Ms. Miers, you see, is being derided as an unqualified beneficiary of the legendary Dubya Cronyism. The critics seem to think she's never been a judge at all, not even at the traffic-court level. They seem concerned that she's never even argued a case before the Supremes. They seem concerned that she's an opponent of -- or a proponent of -- sodomatrimony. No one seems to be sure about what her attitude might be toward the last publicly-recognized sacrament in America: baby sacrifice, otherwise known as A Woman's Right to Choose, Reproductive Choice, etc. Since she's a nominee to be our latest Philosopher-King (errrr, -Queen), these things seem terribly, terribly important. The Court, after all, rightly orders all of American life. The critics seem to think that Dear Leader ought to show the appropriate seriousness in discharging his sacred duty of proposing new philosopher-kings to replace the ones who've moved on to Judicial Valhalla.
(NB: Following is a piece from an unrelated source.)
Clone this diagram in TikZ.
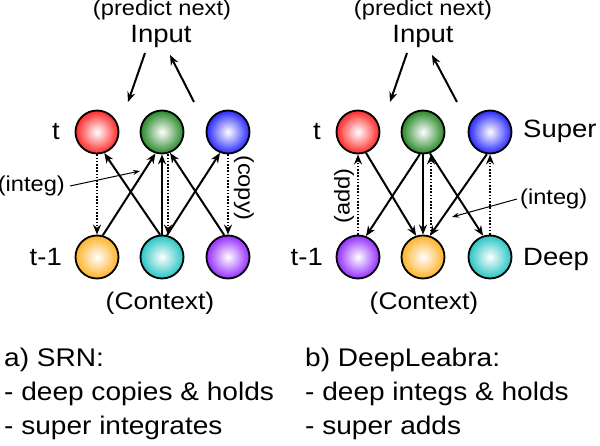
\documentclass[tikz,border=0pt]{standalone}
\usepackage{fontspec}
\setmainfont{Liberation Sans}[FakeStretch=1.1]
\usetikzlibrary{arrows.meta}
\newcommand{\ballsize}{43pt}
\definecolor{ballred}{RGB}{255,40,40}
\definecolor{ballgreen}{RGB}{40,135,40}
\definecolor{ballblue}{RGB}{40,40,255}
\definecolor{ballorange}{RGB}{255,178,40}
\definecolor{ballcyan}{RGB}{40,196,196}
\definecolor{ballpurple}{RGB}{148,45,255}

\begin{document}
\begin{tikzpicture}[x=1pt,y=1pt,
    unit/.style={draw, circle, line width=1.8pt, minimum size=\ballsize, inner sep=0pt,
      inner color=white, outer color=#1},
    wire/.style={line width=2pt, -{Stealth[length=10pt,width=8pt]}},
    copyline/.style={line width=1.9pt, dash pattern=on 1.6pt off 1.6pt,
      -{Stealth[length=10pt,width=8pt]}},
    pointer/.style={line width=1pt, -{Stealth[length=7pt,width=5pt]}},
    smalllbl/.style={font=\fontsize{21.5}{25}\selectfont, inner sep=0pt},
    biglbl/.style={font=\fontsize{25}{30}\selectfont, inner sep=0pt},
    capt/.style={font=\fontsize{25.5}{34}\selectfont, inner sep=0pt, align=left}]

      \useasboundingbox (0,0) rectangle (600,445);

          %%  a) SRN  %%
      \foreach \n/\x/\c in {R/97/ballred, G/162/ballgreen, B/228/ballblue}
      { \node (a\n) at (\x,313) [unit=\c] {};}
      \foreach \n/\x/\c in {Y/97/ballorange, C/162/ballcyan, P/228/ballpurple}
      { \node (a\n) at (\x,188) [unit=\c] {};}

      \node (aPred) at (162,429) [smalllbl, anchor=base] {(predict next)};
      \node (aIn) at (161,402) [biglbl, anchor=base] {Input};
      \coordinate (aDn1) at (145,392); \coordinate (aDn2) at (128,343);
      \coordinate (aUp1) at (194,343); \coordinate (aUp2) at (170,390);
      \draw[wire] (aDn1) -- (aDn2);
      \draw[wire] (aUp1) -- (aUp2);

      \draw[wire] (aY.75) -- (aG.253);
      \draw[wire] (aC.95) -- (aR.289);
      \draw[wire] (aC.90) -- (aG.270);
      \draw[wire] (aC.77) -- (aB.249);
      \draw[wire] (aP.100) -- (aG.291);
      \draw[copyline] (aR.270) -- (aY.90);
      \draw[copyline] ([xshift=6pt]aG.south) -- ([xshift=6pt]aC.north);
      \draw[copyline] (aB.270) -- (aP.90);

      \node (aT) at (60,313) [biglbl, anchor=east] {t};
      \node (aT1) at (62,188) [biglbl, anchor=east] {t-1};
      \node (aCopy) at (244,257) [smalllbl, rotate=-90] {(copy)};
      \node (aInteg) at (65,259) [smalllbl, anchor=east] {(integ)};
      \coordinate (aIntegTo) at (140,274);
      \draw[pointer] ([xshift=5pt]aInteg.east) -- (aIntegTo);
      \node (aCtx) at (160,135.5) [biglbl, font=\fontsize{24}{28}\selectfont, anchor=base] {(Context)};

          %%  b) DeepLeabra  %%
      \foreach \n/\x/\c in {R/358/ballred, G/423/ballgreen, B/490/ballblue}
      { \node (b\n) at (\x,313) [unit=\c] {};}
      \foreach \n/\x/\c in {P/358/ballpurple, Y/423/ballorange, C/490/ballcyan}
      { \node (b\n) at (\x,188) [unit=\c] {};}

      \node (bPred) at (423,429) [smalllbl, anchor=base] {(predict next)};
      \node (bIn) at (423,402) [biglbl, anchor=base] {Input};
      \coordinate (bDn1) at (407,392); \coordinate (bDn2) at (390,343);
      \coordinate (bUp1) at (457,343); \coordinate (bUp2) at (432,390);
      \draw[wire] (bDn1) -- (bDn2);
      \draw[wire] (bUp1) -- (bUp2);

      \draw[wire] (bR.291) -- (bY.108);
      \draw[wire] (bG.262) -- (bP.69);
      \draw[wire] (bG.270) -- (bY.90);
      \draw[wire] (bG.288) -- (bC.108);
      \draw[wire] (bB.262) -- (bY.72);
      \draw[copyline] (bP.90) -- (bR.270);
      \draw[copyline] ([xshift=8pt]bY.north) -- ([xshift=8pt]bG.south);
      \draw[copyline] (bC.90) -- (bB.270);

      \node (bT) at (321,313) [biglbl, anchor=east] {t};
      \node (bT1) at (323,188) [biglbl, anchor=east] {t-1};
      \node (bSuper) at (523,307) [biglbl, anchor=base west] {Super};
      \node (bDeep) at (523,179) [biglbl, anchor=base west] {Deep};
      \node (bAdd) at (344,249) [smalllbl, rotate=90] {(add)};
      \node (bInteg) at (520,246) [smalllbl, anchor=west] {(integ)};
      \coordinate (bIntegTo) at (452,228);
      \draw[pointer] ([xshift=-3pt]bInteg.west) -- (bIntegTo);
      \node (bCtx) at (424,135.5) [biglbl, font=\fontsize{24}{28}\selectfont, anchor=base] {(Context)};

          %%  captions (base = last line)  %%
      \node (aSum) at (4,11) [capt, anchor=base west] {a) SRN:\\- deep copies \& holds\\- super integrates};
      \node (bSum) at (305,11) [capt, anchor=base west] {b) DeepLeabra:\\- deep integs \& holds\\- super adds};

\end{tikzpicture}
\end{document}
Similarly, some are bound to be upset as our paper currency changes its appearance yet again. After all, this is Legal Tender that we're talking about: for all debts, public and private. It's backed by the Full Faith and Credit of that famously faithful and credit-worthy institution, the United State Government. "In God we trust, all others pay cash" -- well, this is the cash they're fooling with. The worrywarts ask: do we want our Federal Reserve Notes to look like some kind of peso or yen some other kind of comedy "money," that you have to have the proverbial wheelbarrow full of to buy a loaf of bread?
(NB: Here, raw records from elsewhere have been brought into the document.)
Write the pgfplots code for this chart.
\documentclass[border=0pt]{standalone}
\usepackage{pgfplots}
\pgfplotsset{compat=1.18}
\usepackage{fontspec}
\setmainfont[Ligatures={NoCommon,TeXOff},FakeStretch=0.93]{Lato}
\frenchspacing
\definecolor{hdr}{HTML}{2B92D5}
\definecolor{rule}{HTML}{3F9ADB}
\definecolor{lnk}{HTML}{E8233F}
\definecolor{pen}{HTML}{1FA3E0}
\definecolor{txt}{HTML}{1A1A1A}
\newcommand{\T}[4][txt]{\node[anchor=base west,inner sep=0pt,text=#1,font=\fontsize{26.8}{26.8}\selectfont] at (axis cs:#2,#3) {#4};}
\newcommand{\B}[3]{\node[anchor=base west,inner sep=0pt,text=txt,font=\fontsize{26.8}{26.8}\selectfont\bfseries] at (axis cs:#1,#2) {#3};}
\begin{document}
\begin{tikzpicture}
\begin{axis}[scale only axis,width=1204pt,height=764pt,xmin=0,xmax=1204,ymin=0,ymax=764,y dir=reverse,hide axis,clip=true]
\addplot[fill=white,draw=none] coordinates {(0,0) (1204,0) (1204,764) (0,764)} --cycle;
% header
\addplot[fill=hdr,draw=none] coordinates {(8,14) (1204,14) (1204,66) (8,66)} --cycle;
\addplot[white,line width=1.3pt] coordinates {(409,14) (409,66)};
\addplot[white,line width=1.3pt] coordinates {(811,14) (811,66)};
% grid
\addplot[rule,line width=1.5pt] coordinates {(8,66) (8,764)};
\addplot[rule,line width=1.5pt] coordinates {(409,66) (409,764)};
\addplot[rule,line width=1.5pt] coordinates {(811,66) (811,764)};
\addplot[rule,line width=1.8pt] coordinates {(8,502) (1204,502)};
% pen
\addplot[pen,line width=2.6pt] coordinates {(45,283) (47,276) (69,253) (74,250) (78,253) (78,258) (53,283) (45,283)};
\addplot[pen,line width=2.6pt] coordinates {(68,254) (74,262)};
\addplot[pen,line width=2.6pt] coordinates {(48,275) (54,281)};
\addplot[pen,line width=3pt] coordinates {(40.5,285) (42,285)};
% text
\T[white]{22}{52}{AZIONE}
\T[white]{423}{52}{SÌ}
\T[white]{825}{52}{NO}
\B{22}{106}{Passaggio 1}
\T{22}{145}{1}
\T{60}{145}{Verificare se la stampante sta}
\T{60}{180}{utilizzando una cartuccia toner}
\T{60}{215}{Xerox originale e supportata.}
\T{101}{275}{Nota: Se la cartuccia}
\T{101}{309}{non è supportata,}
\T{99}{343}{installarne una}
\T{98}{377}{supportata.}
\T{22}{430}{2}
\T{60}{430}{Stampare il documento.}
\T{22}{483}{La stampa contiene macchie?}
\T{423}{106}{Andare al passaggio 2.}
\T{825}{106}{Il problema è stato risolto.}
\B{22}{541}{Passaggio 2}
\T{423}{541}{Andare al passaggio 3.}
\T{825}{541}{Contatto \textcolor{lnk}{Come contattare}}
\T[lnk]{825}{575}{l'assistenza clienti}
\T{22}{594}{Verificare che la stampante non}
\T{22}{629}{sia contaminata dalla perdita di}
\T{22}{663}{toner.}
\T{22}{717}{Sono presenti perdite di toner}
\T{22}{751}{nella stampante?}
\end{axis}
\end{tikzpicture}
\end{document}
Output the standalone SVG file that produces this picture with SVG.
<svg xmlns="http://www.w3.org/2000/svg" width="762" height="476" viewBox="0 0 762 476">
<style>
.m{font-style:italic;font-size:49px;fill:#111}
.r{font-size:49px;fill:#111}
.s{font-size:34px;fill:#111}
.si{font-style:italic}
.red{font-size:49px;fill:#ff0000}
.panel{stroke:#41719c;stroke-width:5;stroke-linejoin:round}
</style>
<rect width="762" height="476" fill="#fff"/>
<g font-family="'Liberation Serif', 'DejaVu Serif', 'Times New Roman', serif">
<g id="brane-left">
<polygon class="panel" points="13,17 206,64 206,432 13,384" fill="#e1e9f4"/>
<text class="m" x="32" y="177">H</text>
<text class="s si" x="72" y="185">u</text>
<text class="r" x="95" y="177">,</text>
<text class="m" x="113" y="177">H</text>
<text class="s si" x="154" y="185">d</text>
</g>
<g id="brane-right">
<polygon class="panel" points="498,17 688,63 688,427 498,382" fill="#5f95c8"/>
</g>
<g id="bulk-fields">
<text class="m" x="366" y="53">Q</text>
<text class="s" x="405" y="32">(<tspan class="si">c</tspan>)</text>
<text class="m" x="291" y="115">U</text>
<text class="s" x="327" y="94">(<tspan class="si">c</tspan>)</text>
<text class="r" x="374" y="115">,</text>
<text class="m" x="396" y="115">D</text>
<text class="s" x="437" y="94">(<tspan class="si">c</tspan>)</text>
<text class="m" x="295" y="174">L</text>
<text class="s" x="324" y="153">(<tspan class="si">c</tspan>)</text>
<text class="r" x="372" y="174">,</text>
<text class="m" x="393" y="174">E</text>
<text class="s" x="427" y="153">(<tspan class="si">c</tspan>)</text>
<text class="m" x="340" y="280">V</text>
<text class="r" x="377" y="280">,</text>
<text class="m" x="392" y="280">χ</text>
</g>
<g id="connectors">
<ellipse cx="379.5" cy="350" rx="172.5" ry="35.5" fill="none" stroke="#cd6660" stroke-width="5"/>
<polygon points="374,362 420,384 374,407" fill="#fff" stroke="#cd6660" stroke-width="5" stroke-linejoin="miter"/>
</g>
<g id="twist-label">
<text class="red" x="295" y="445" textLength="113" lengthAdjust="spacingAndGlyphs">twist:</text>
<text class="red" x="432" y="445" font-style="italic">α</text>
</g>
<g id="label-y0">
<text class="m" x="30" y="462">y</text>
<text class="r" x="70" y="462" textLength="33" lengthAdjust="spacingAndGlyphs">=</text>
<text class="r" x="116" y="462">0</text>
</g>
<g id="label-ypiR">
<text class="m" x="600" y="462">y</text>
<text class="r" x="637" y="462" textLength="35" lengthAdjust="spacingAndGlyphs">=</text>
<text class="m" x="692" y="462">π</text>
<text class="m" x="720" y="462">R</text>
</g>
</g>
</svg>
But I hold the "don't worry ... be happy" view of these things. In the supreme court, I see a near-worthless collection of Constitution-usurpers and -defilers. Its power to usurp and defile grows substantially from a spurious public perception of its legitimacy -- a legitimacy of which it rightfully has little or none. And in our paper money, I see ... well, I started to type "a liar's promise to pay," but it's no longer even that. The old "silver certificates" were liars' promises to pay, but our current paper promises nothing. It's money because it says it's money, and implies a vague threat to punish you if you refuse to go along with the gag. It's money exactly to the extent that We The Sheeple accept it as such, and no more. Worthless paper money, backed by nothing ... a judiciary that claims some gnostic right of saying what the constitution means ... both are simply aspects of the shell game by which we rubes are fleeced of our liberties, our cultural heritage, and our wealth, while being temporarily distracted by low entertainment.
So, why am I happy? It's simple. The shell game works because almost no one sees it for what it is. The regime stands on a false image of seriousness and dignity. And the first step toward the collapse of the regime, if it happens at all, is the disillusionment of the sheeple. (Don't misunderstand: I'm not saying this will happen. It is, I think, highly unlikely; but it's a wistfully-pleasant thought, nonetheless.) Thus, I applaud whatever happens that strips away a shred or two of the facade of seriousness. Minnesota wants to elect a former fake pro wrestler as its Guv? Sure -- go for it, guys! California elects its second movie-actor Guv (this one with a comedy accent and a, well, colorful history)? You should have done it a long time ago, Golden Staters! Why should the Wee Emperor content himself with nominating a staff operative to the supremes? Go all the way, Dear Leader! Nominate ... oh, I don't know, how about O.J. Simpson? He's got some legal experience! Want to make the ten-spot look like play money? So what -- it is play money. Have at it!
Maybe somebody will put two and two together.
Well, all right, so they won't. I can dream, can't I?